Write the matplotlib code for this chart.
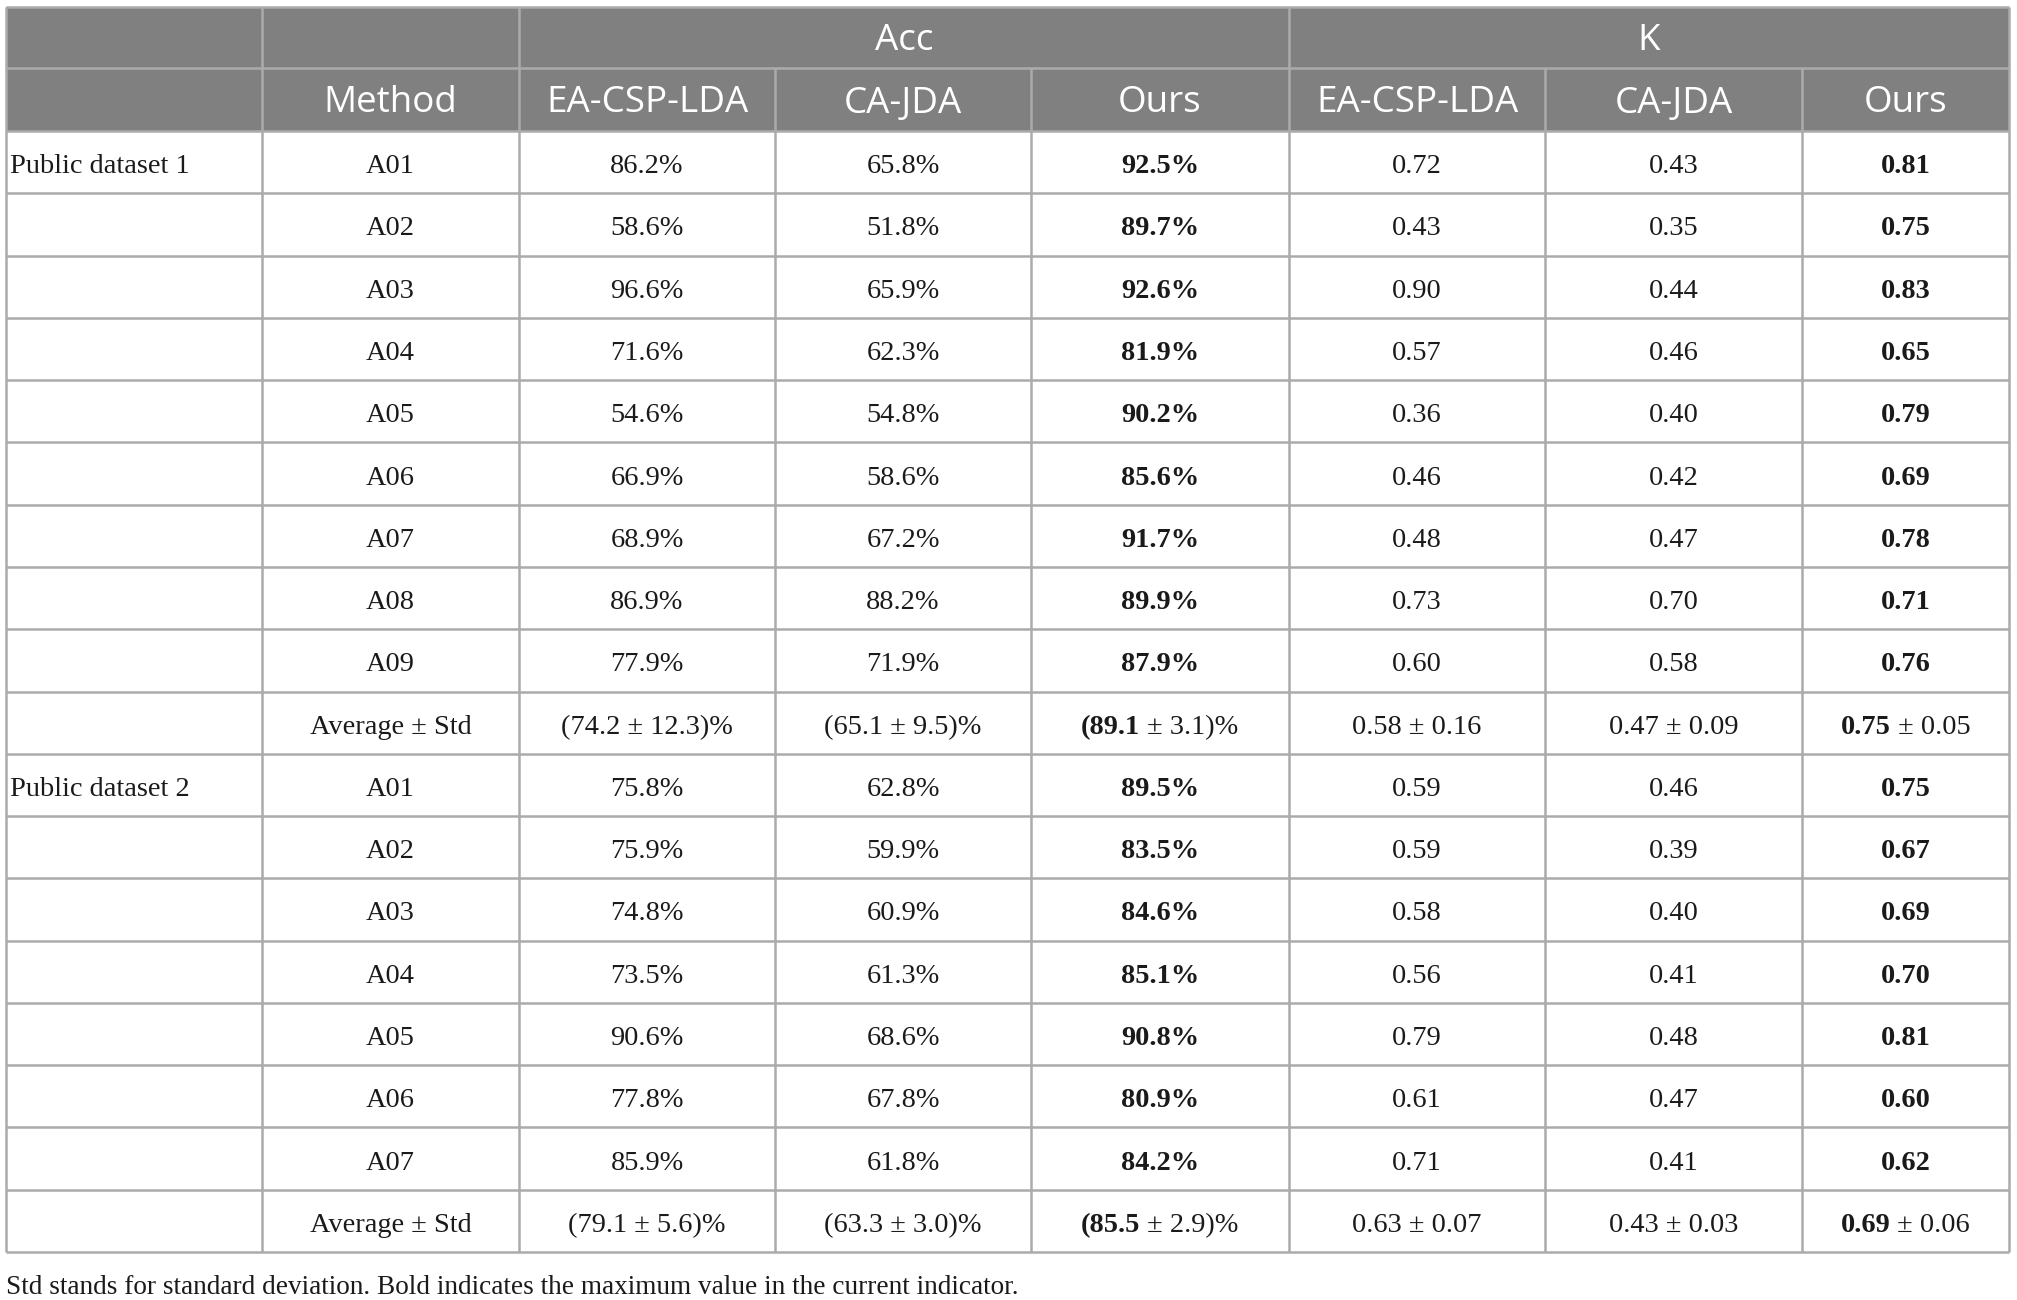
import matplotlib
matplotlib.use("Agg")
import matplotlib.pyplot as plt
from matplotlib.patches import Rectangle

# ---------------- data ----------------
groups = ["Public dataset 1", "Public dataset 2"]
subjects1 = ["A01", "A02", "A03", "A04", "A05", "A06", "A07", "A08", "A09"]
ea_acc1 = [86.2, 58.6, 96.6, 71.6, 54.6, 66.9, 68.9, 86.9, 77.9]
ca_acc1 = [65.8, 51.8, 65.9, 62.3, 54.8, 58.6, 67.2, 88.2, 71.9]
ours_acc1 = [92.5, 89.7, 92.6, 81.9, 90.2, 85.6, 91.7, 89.9, 87.9]
ea_k1 = [0.72, 0.43, 0.90, 0.57, 0.36, 0.46, 0.48, 0.73, 0.60]
ca_k1 = [0.43, 0.35, 0.44, 0.46, 0.40, 0.42, 0.47, 0.70, 0.58]
ours_k1 = [0.81, 0.75, 0.83, 0.65, 0.79, 0.69, 0.78, 0.71, 0.76]
avg_acc1 = [(74.2, 12.3), (65.1, 9.5), (89.1, 3.1)]
avg_k1 = [(0.58, 0.16), (0.47, 0.09), (0.75, 0.05)]

subjects2 = ["A01", "A02", "A03", "A04", "A05", "A06", "A07"]
ea_acc2 = [75.8, 75.9, 74.8, 73.5, 90.6, 77.8, 85.9]
ca_acc2 = [62.8, 59.9, 60.9, 61.3, 68.6, 67.8, 61.8]
ours_acc2 = [89.5, 83.5, 84.6, 85.1, 90.8, 80.9, 84.2]
ea_k2 = [0.59, 0.59, 0.58, 0.56, 0.79, 0.61, 0.71]
ca_k2 = [0.46, 0.39, 0.40, 0.41, 0.48, 0.47, 0.41]
ours_k2 = [0.75, 0.67, 0.69, 0.70, 0.81, 0.60, 0.62]
avg_acc2 = [(79.1, 5.6), (63.3, 3.0), (85.5, 2.9)]
avg_k2 = [(0.63, 0.07), (0.43, 0.03), (0.69, 0.06)]

methods = ["EA-CSP-LDA", "CA-JDA", "Ours"]
metric_groups = ["Acc", "K"]
first_header = "Method"
avg_label = "Average \u00b1 Std"
footnote = "Std stands for standard deviation. Bold indicates the maximum value in the current indicator."

# ---------------- layout ----------------
W, H = 2017, 1300
col_edges = [6, 262, 519, 775, 1031, 1289, 1545, 1802, 2009]
top = 7
h1_bottom = 68
h2_bottom = 131
table_bottom = 1252
header_bg = "#808080"
line_col = "#ababab"
text_col = "#1a1a1a"
sans = ["Open Sans", "DejaVu Sans"]
serif = ["Liberation Serif", "DejaVu Serif"]
HFS = 26.5
BFS = 20.4
FFS = 19.6

fig = plt.figure(figsize=(W / 100, H / 100), dpi=100)
ax = fig.add_axes([0, 0, 1, 1])
ax.set_xlim(0, W)
ax.set_ylim(H, 0)
ax.axis("off")


def pct(v):
    return f"{v:.1f}%"


def kf(v):
    return f"{v:.2f}"


rows = []
for gi, (subs, ea, ca, ou, eak, cak, ouk, aa, ak) in enumerate([
        (subjects1, ea_acc1, ca_acc1, ours_acc1, ea_k1, ca_k1, ours_k1, avg_acc1, avg_k1),
        (subjects2, ea_acc2, ca_acc2, ours_acc2, ea_k2, ca_k2, ours_k2, avg_acc2, avg_k2)]):
    for i, s in enumerate(subs):
        label = groups[gi] if i == 0 else ""
        cells = [("", s), ("", pct(ea[i])), ("", pct(ca[i])), (pct(ou[i]), ""),
                 ("", kf(eak[i])), ("", kf(cak[i])), (kf(ouk[i]), "")]
        rows.append((label, cells))
    cells = [("", avg_label)]
    for j, (m, sd) in enumerate(aa):
        if j == 2:
            cells.append((f"({m:.1f}", f" \u00b1 {sd:.1f})%"))
        else:
            cells.append(("", f"({m:.1f} \u00b1 {sd:.1f})%"))
    for j, (m, sd) in enumerate(ak):
        if j == 2:
            cells.append((f"{m:.2f}", f" \u00b1 {sd:.2f}"))
        else:
            cells.append(("", f"{m:.2f} \u00b1 {sd:.2f}"))
    rows.append(("", cells))

n_rows = len(rows)
row_h = (table_bottom - h2_bottom) / n_rows

# header background
ax.add_patch(Rectangle((col_edges[0], top), col_edges[-1] - col_edges[0], h2_bottom - top,
                       facecolor=header_bg, edgecolor="none", zorder=1))

yc1 = (top + h1_bottom) / 2
yc2 = (h1_bottom + h2_bottom) / 2
ax.text((col_edges[2] + col_edges[5]) / 2, yc1 + 13, metric_groups[0], ha="center", va="baseline",
        fontsize=HFS, family=sans, color="white", zorder=3)
ax.text((col_edges[5] + col_edges[8]) / 2, yc1 + 13, metric_groups[1], ha="center", va="baseline",
        fontsize=HFS, family=sans, color="white", zorder=3)
ax.text((col_edges[1] + col_edges[2]) / 2, yc2 + 13, first_header, ha="center", va="baseline",
        fontsize=HFS, family=sans, color="white", zorder=3)
for k in range(6):
    c = 2 + k
    ax.text((col_edges[c] + col_edges[c + 1]) / 2, yc2 + 13, methods[k % 3], ha="center", va="baseline",
            fontsize=HFS, family=sans, color="white", zorder=3)

# body texts
fig.canvas.draw()
renderer = fig.canvas.get_renderer()


def text_width(s, weight):
    if not s:
        return 0.0
    t = ax.text(0, 0, s, fontsize=BFS, family=serif, fontweight=weight)
    bb = t.get_window_extent(renderer=renderer)
    t.remove()
    return bb.width


for r, (label, cells) in enumerate(rows):
    yb = h2_bottom + (r + 0.5) * row_h + 11
    if label:
        ax.text(col_edges[0] + 4, yb, label, ha="left", va="baseline", fontsize=BFS,
                family=serif, color=text_col, zorder=3)
    for j, (bpart, rpart) in enumerate(cells):
        cx = (col_edges[j + 1] + col_edges[j + 2]) / 2
        wb = text_width(bpart, "bold")
        wr = text_width(rpart, "normal")
        x0 = cx - (wb + wr) / 2
        if bpart:
            ax.text(x0, yb, bpart, ha="left", va="baseline", fontsize=BFS, family=serif,
                    fontweight="bold", color=text_col, zorder=3)
        if rpart:
            ax.text(x0 + wb, yb, rpart, ha="left", va="baseline", fontsize=BFS, family=serif,
                    color=text_col, zorder=3)

# grid lines
lw = 1.8
ax.hlines([top, h1_bottom, h2_bottom], col_edges[0], col_edges[-1], color=line_col, lw=lw, zorder=2)
for r in range(1, n_rows + 1):
    ax.hlines(h2_bottom + r * row_h, col_edges[0], col_edges[-1], color=line_col, lw=lw, zorder=2)
for i, x in enumerate(col_edges):
    if i in (0, 1, 2, 5, 8):
        ax.vlines(x, top, table_bottom, color=line_col, lw=lw, zorder=2)
    else:
        ax.vlines(x, h1_bottom, table_bottom, color=line_col, lw=lw, zorder=2)

# footnote
ax.text(col_edges[0], 1294, footnote, ha="left", va="baseline", fontsize=FFS, family=serif,
        color=text_col, zorder=3)

fig.savefig("out.png", dpi=100)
- - - -
BRIEF >> Exactly as written, please give again the lines from the beginning of the listing through the line containing "from matplotlib.patches import Rectangle", inclusive, without any pictures.

CORRECT RESULT >>
Write the matplotlib code for this chart.
import matplotlib
matplotlib.use("Agg")
import matplotlib.pyplot as plt
from matplotlib.patches import Rectangle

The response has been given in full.